Country (Institution)

Hydrological model

Belgium (RMI)

SCHEME (SCHEldt and MEuse), Data-Based Mechanistic approach

Bulgaria (NIMH)

TOPKAPI, Artificial Neural Networks (ANN), Isba-Modcou model, Mike-11/NAM (Nedbør-Afstrømmings Model)

Finland (FMI)

HOPS (FMI in-house developed model)

Germany (Bfg)

HBV (Hydrologiska Byrans Vattenbalansavdelning model)

Italy (CIMA)


Poland (IMGW)

HBV (Hydrologiska Byrans Vattenbalansavdelning model)

SRM (Snowmelt Runoff Model)

Slovakia (SMHU)

HBV (Hydrologiska Byrans Vattenbalansavdelning model)

Turkey (ITU) Turkey (ETU)

Artificial Neural Networks (ANN)

SRM (Snowmelt Runoff Model), HBV (Hydrologiska Byrans Vattenbalansavdelning model)


Validation works are conducted at several related levels, including:

  • standard validation of products;
  • assimilation of products into rainfall-runoff models;
  • analysis of the improvement of product usefulness;
  • examples of product applications;
  • case studies that illustrate how the products can be utilized and improved, and how they can supplement information from standard measurements and observation networks.

In addition to validation, the role of the Hydrological Programme is to demonstrate:

  • how HSAF products can be used and for what purposes;
  • how the usage of HSAF products can be improved;
  • how HSAF products can supplement information from standard measurements and observation networks;
  • case studies of their application.

The hydrological validation of H SAF products includes:

  • calibration of the rainfall-runoff models (using ground data and watershed conditions and/or H SAF product data);
  • model simulation using ground data (or the equivalent of validated products) as input (in the validation period);
  • model simulation using satellite product as input (in the validation period);
  • comparison of the obtained runoffs with the "measurements" ("observed runoff").

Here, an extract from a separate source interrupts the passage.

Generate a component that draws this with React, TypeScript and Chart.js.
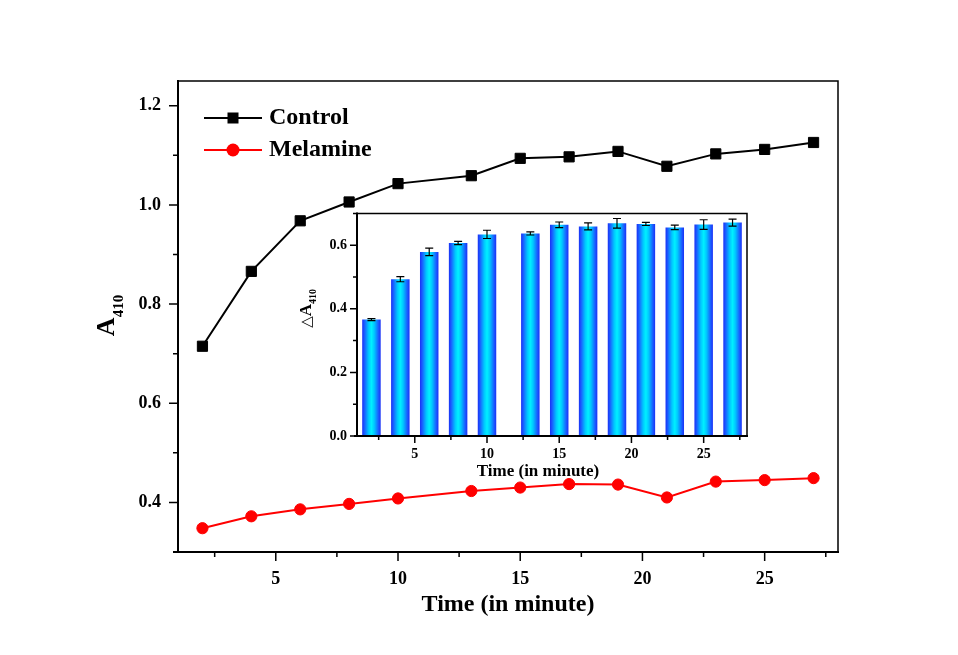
import React, { useEffect, useRef } from 'react';
import { Chart, registerables } from 'chart.js';

Chart.register(...registerables);

// ---------- data ----------
const times = [2, 4, 6, 8, 10, 13, 15, 17, 19, 21, 23, 25, 27];
const controlA410 = [0.715, 0.866, 0.968, 1.006, 1.043, 1.059, 1.094, 1.097, 1.108, 1.078, 1.103, 1.112, 1.126];
const melamineA410 = [0.348, 0.372, 0.386, 0.397, 0.408, 0.423, 0.430, 0.437, 0.436, 0.410, 0.442, 0.445, 0.449];
const deltaA410 = [0.366, 0.493, 0.579, 0.607, 0.634, 0.637, 0.664, 0.659, 0.669, 0.667, 0.656, 0.665, 0.671];
const deltaA410Err = [0.003, 0.008, 0.012, 0.005, 0.013, 0.005, 0.009, 0.011, 0.015, 0.005, 0.007, 0.015, 0.011];
const seriesNames = ['Control', 'Melamine'];
const xTitle = 'Time (in minute)';
const yTitleMain = 'A';
const yTitleSub = '410';
const insetDelta = '\u25B3';

const SERIF = "'Liberation Serif', 'Times New Roman', serif";

function framePlugin(id: string, o: { major: number; minor: number; thick: number; thin: number; extendLeft: number }) {
  return {
    id,
    afterDraw(chart: any) {
      const { ctx, chartArea: a, scales } = chart;
      ctx.save();
      ctx.strokeStyle = '#000';
      ctx.lineCap = 'butt';
      const drawTicks = (scale: any, horiz: boolean) => {
        const vals = scale.ticks.map((t: any) => t.value);
        const step = vals.length > 1 ? vals[1] - vals[0] : 0;
        const minors: number[] = [];
        vals.forEach((v: number) => {
          [v - step / 2, v + step / 2].forEach((m) => {
            if (m >= scale.min - 1e-9 && m <= scale.max + 1e-9 && !minors.some((q) => Math.abs(q - m) < 1e-9) && !vals.some((q: number) => Math.abs(q - m) < 1e-9)) minors.push(m);
          });
        });
        ctx.lineWidth = 1.5;
        ctx.beginPath();
        const seg = (v: number, len: number) => {
          const p = scale.getPixelForValue(v);
          if (horiz) {
            ctx.moveTo(p, a.bottom);
            ctx.lineTo(p, a.bottom + len);
          } else {
            ctx.moveTo(a.left, p);
            ctx.lineTo(a.left - len, p);
          }
        };
        vals.forEach((v: number) => seg(v, o.major));
        minors.forEach((v) => seg(v, o.minor));
        ctx.stroke();
      };
      drawTicks(scales.x, true);
      drawTicks(scales.y, false);
      ctx.lineWidth = o.thin;
      ctx.beginPath();
      ctx.moveTo(a.left, a.top);
      ctx.lineTo(a.right, a.top);
      ctx.lineTo(a.right, a.bottom);
      ctx.stroke();
      ctx.lineWidth = o.thick;
      ctx.beginPath();
      ctx.moveTo(a.left, a.top - 1);
      ctx.lineTo(a.left, a.bottom);
      ctx.moveTo(a.left - o.extendLeft, a.bottom);
      ctx.lineTo(a.right + 1, a.bottom);
      ctx.stroke();
      ctx.restore();
    },
  };
}

const mainTextPlugin = {
  id: 'mainText',
  afterDraw(chart: any) {
    const { ctx, chartArea: a } = chart;
    ctx.save();
    ctx.fillStyle = '#000';
    // x title
    ctx.font = `bold 24px ${SERIF}`;
    ctx.textAlign = 'center';
    ctx.textBaseline = 'alphabetic';
    ctx.fillText(xTitle, (a.left + a.right) / 2, a.bottom + 59);
    // legend
    const ds = chart.data.datasets;
    const rows = [a.top + 37, a.top + 69];
    ds.forEach((d: any, i: number) => {
      const y = rows[i];
      ctx.strokeStyle = d.borderColor;
      ctx.lineWidth = 2;
      ctx.beginPath();
      ctx.moveTo(a.left + 26, y);
      ctx.lineTo(a.left + 84, y);
      ctx.stroke();
      ctx.fillStyle = d.backgroundColor;
      if (d.pointStyle === 'rect') {
        ctx.fillRect(a.left + 55 - 5.5, y - 5.5, 11, 11);
      } else {
        ctx.beginPath();
        ctx.arc(a.left + 55, y, 6.5, 0, Math.PI * 2);
        ctx.fill();
      }
      ctx.fillStyle = '#000';
      ctx.font = `bold 24px ${SERIF}`;
      ctx.textAlign = 'left';
      ctx.textBaseline = 'middle';
      ctx.fillText(d.label, a.left + 91, y);
    });
    // y title
    ctx.translate(114, (a.top + a.bottom) / 2 - 1);
    ctx.rotate(-Math.PI / 2);
    ctx.textAlign = 'left';
    ctx.textBaseline = 'alphabetic';
    const mainFont = `bold 26px ${SERIF}`;
    const subFont = `bold 15px ${SERIF}`;
    ctx.font = mainFont;
    const wA = ctx.measureText(yTitleMain).width;
    ctx.font = subFont;
    const wS = ctx.measureText(yTitleSub).width;
    const start = -(wA + wS) / 2;
    ctx.font = mainFont;
    ctx.fillText(yTitleMain, start, 0);
    ctx.font = subFont;
    ctx.fillText(yTitleSub, start + wA, 9);
    ctx.restore();
  },
};

const insetBgPlugin = {
  id: 'insetBg',
  beforeDraw(chart: any) {
    const { ctx, chartArea: a } = chart;
    ctx.save();
    ctx.fillStyle = '#fff';
    ctx.fillRect(a.left, a.top, a.right - a.left, a.bottom - a.top);
    ctx.restore();
  },
};

const insetErrPlugin = {
  id: 'insetErr',
  afterDatasetsDraw(chart: any) {
    const { ctx, scales } = chart;
    const xs = scales.x;
    const ys = scales.y;
    ctx.save();
    ctx.strokeStyle = '#000';
    ctx.lineWidth = 1.2;
    ctx.beginPath();
    times.forEach((t, i) => {
      const x = xs.getPixelForValue(t);
      const yHi = ys.getPixelForValue(deltaA410[i] + deltaA410Err[i]);
      const yLo = ys.getPixelForValue(deltaA410[i] - deltaA410Err[i]);
      ctx.moveTo(x, yLo);
      ctx.lineTo(x, yHi);
      ctx.moveTo(x - 4, yHi);
      ctx.lineTo(x + 4, yHi);
      ctx.moveTo(x - 4, yLo);
      ctx.lineTo(x + 4, yLo);
    });
    ctx.stroke();
    ctx.restore();
  },
};

const insetTextPlugin = {
  id: 'insetText',
  afterDraw(chart: any) {
    const { ctx, chartArea: a } = chart;
    ctx.save();
    ctx.fillStyle = '#000';
    ctx.font = `bold 17px ${SERIF}`;
    ctx.textAlign = 'center';
    ctx.textBaseline = 'alphabetic';
    ctx.fillText(xTitle, a.left + 181, a.bottom + 40);
    ctx.translate(21, a.top + 95);
    ctx.rotate(-Math.PI / 2);
    ctx.textAlign = 'left';
    const dFont = `15px 'DejaVu Sans', sans-serif`;
    const aFont = `bold 17px ${SERIF}`;
    const sFont = `bold 10px ${SERIF}`;
    ctx.font = dFont;
    const wD = ctx.measureText(insetDelta).width;
    ctx.font = aFont;
    const wA = ctx.measureText(yTitleMain).width;
    ctx.font = sFont;
    const wS = ctx.measureText(yTitleSub).width;
    const start = -(wD + wA + wS) / 2;
    ctx.font = dFont;
    ctx.fillText(insetDelta, start, 0);
    ctx.font = aFont;
    ctx.fillText(yTitleMain, start + wD, 0);
    ctx.font = sFont;
    ctx.fillText(yTitleSub, start + wD + wA, 5);
    ctx.restore();
  },
};

const BAR_PCT = 0.8;
const CAT_PCT = 0.8;

function MainChart() {
  const ref = useRef<HTMLCanvasElement>(null);
  useEffect(() => {
    const tickFont = { family: SERIF, size: 18, weight: 'bold' as const };
    const chart = new Chart(ref.current as HTMLCanvasElement, {
      type: 'line',
      data: {
        datasets: [
          {
            label: seriesNames[0],
            data: times.map((t, i) => ({ x: t, y: controlA410[i] })),
            borderColor: '#000000',
            backgroundColor: '#000000',
            borderWidth: 2,
            pointStyle: 'rect',
            pointRadius: 7.2,
            pointBorderWidth: 1,
            pointBorderColor: '#000000',
            pointBackgroundColor: '#000000',
            tension: 0,
          } as any,
          {
            label: seriesNames[1],
            data: times.map((t, i) => ({ x: t, y: melamineA410[i] })),
            borderColor: '#ff0000',
            backgroundColor: '#ff0000',
            borderWidth: 2,
            pointStyle: 'circle',
            pointRadius: 5.6,
            pointBorderWidth: 1,
            pointBorderColor: '#ff0000',
            pointBackgroundColor: '#ff0000',
            tension: 0,
          } as any,
        ],
      },
      options: {
        responsive: false,
        animation: false,
        events: [],
        layout: { padding: { left: 0, top: 81, right: 120, bottom: 0 } },
        plugins: { legend: { display: false }, tooltip: { enabled: false }, title: { display: false } },
        scales: {
          x: {
            type: 'linear',
            min: 1,
            max: 28,
            afterFit: (s: any) => { s.height = 103; },
            grid: { display: false, drawTicks: false },
            border: { display: false },
            ticks: { stepSize: 5, includeBounds: false, padding: 17, font: tickFont, color: '#000', maxRotation: 0, autoSkip: false },
          },
          y: {
            type: 'linear',
            min: 0.3,
            max: 1.25,
            afterFit: (s: any) => { s.width = 178; },
            grid: { display: false, drawTicks: false },
            border: { display: false },
            ticks: {
              stepSize: 0.2,
              includeBounds: false,
              padding: 17,
              font: tickFont,
              color: '#000',
              callback: (v: any) => Number(v).toFixed(1),
            },
          },
        },
      } as any,
      plugins: [framePlugin('mainFrame', { major: 9, minor: 5, thick: 2, thin: 1.5, extendLeft: 5 }), mainTextPlugin],
    });
    return () => chart.destroy();
  }, []);
  return <canvas ref={ref} width={958} height={655} style={{ position: 'absolute', left: 0, top: 0 }} />;
}

function InsetChart() {
  const ref = useRef<HTMLCanvasElement>(null);
  useEffect(() => {
    const tickFont = { family: SERIF, size: 14, weight: 'bold' as const };
    let minGap = Infinity;
    for (let i = 1; i < times.length; i++) minGap = Math.min(minGap, times[i] - times[i - 1]);
    const chart = new Chart(ref.current as HTMLCanvasElement, {
      type: 'bar',
      data: {
        datasets: [
          {
            label: 'ΔA410',
            data: times.map((t, i) => ({ x: t, y: deltaA410[i] })),
            barPercentage: BAR_PCT,
            categoryPercentage: CAT_PCT,
            borderWidth: 0,
            backgroundColor: (c: any) => {
              const ch = c.chart;
              if (!ch.chartArea || c.type !== 'data' || !c.parsed) return '#00c8ff';
              const xs = ch.scales.x;
              const px = xs.getPixelForValue(c.parsed.x);
              const half = (xs.getPixelForValue(minGap) - xs.getPixelForValue(0)) * BAR_PCT * CAT_PCT / 2;
              const g = ch.ctx.createLinearGradient(px - half, 0, px + half, 0);
              g.addColorStop(0, '#1a30f5');
              g.addColorStop(0.12, '#1a5cff');
              g.addColorStop(0.35, '#00c8ff');
              g.addColorStop(0.5, '#00f0ff');
              g.addColorStop(0.65, '#00c8ff');
              g.addColorStop(0.88, '#1a5cff');
              g.addColorStop(1, '#1a30f5');
              return g;
            },
          } as any,
        ],
      },
      options: {
        responsive: false,
        animation: false,
        events: [],
        layout: { padding: { left: 0, top: 16, right: 13, bottom: 0 } },
        plugins: { legend: { display: false }, tooltip: { enabled: false }, title: { display: false } },
        scales: {
          x: {
            type: 'linear',
            min: 1,
            max: 28,
            offset: false,
            afterFit: (s: any) => { s.height = 49; },
            grid: { display: false, drawTicks: false },
            border: { display: false },
            ticks: { stepSize: 5, includeBounds: false, padding: 10, font: tickFont, color: '#000', maxRotation: 0, autoSkip: false },
          },
          y: {
            type: 'linear',
            min: 0,
            max: 0.7,
            afterFit: (s: any) => { s.width = 67; },
            grid: { display: false, drawTicks: false },
            border: { display: false },
            ticks: {
              stepSize: 0.2,
              includeBounds: false,
              padding: 10,
              font: tickFont,
              color: '#000',
              callback: (v: any) => Number(v).toFixed(1),
            },
          },
        },
      } as any,
      plugins: [insetBgPlugin, insetErrPlugin, framePlugin('insetFrame', { major: 7, minor: 4, thick: 2, thin: 1.5, extendLeft: 3 }), insetTextPlugin],
    });
    return () => chart.destroy();
  }, []);
  return <canvas ref={ref} width={470} height={290} style={{ position: 'absolute', left: 290, top: 195 }} />;
}

export default function App() {
  return (
    <div style={{ position: 'fixed', left: 0, top: 0, width: 958, height: 655, background: '#fff', overflow: 'hidden' }}>
      <MainChart />
      <InsetChart />
    </div>
  );
}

It should be noted that the hydrovalidation of H SAF products is based on comparisons between runoff simulated from product data and observed catchment runoff, which is considered as the "truth" in this type of analysis.

The results of the validation are presented using graphs of observed and simulated runoff (hydrographs - the most convenient method for quick visual inspection of the results) and selected statistical scores - performance measures. The following objectives are considered in product validation:

  • the agreement between simulated and observed runoff;
  • the agreement between the shapes of simulated and observed runoff hydrographs (including timing, rate, and volume of peak flows).

It should be emphasised that the evaluation of H SAF products is primarily conducted using hydrological models. In contrast to product validation, in which the assessment of product performance is based on a direct comparison between the product and ground-based reference measurements, hydrovalidation relies on an "indirect comparison".

Product validation and hydrologic validation philosophy (on an example of precipitation products)

Product validation is a comparison between product values and their reference, ground data; this is a direct comparison between characteristics of the same type (e.g. estimators of precipitation amounts from HSAF products are compared with precipitation estimates from rain gauges or radar rainfall products). On the other hand, hydrological validation assesses HSAF products according to their impact on runoff simulation at the outlet of the test basin; it is based on an indirect comparison between discharges simulated using the product as model input and discharges observed at water gauge stations.

The most commonly used hydrological models accept only specific input data. From precipitation, snow cover, and soil moisture products, which are subject to hydrological validation, only precipitation products are straightforwardly accepted as time series. Snow cover and soil moisture products need to be assimilated or integrated into the models first.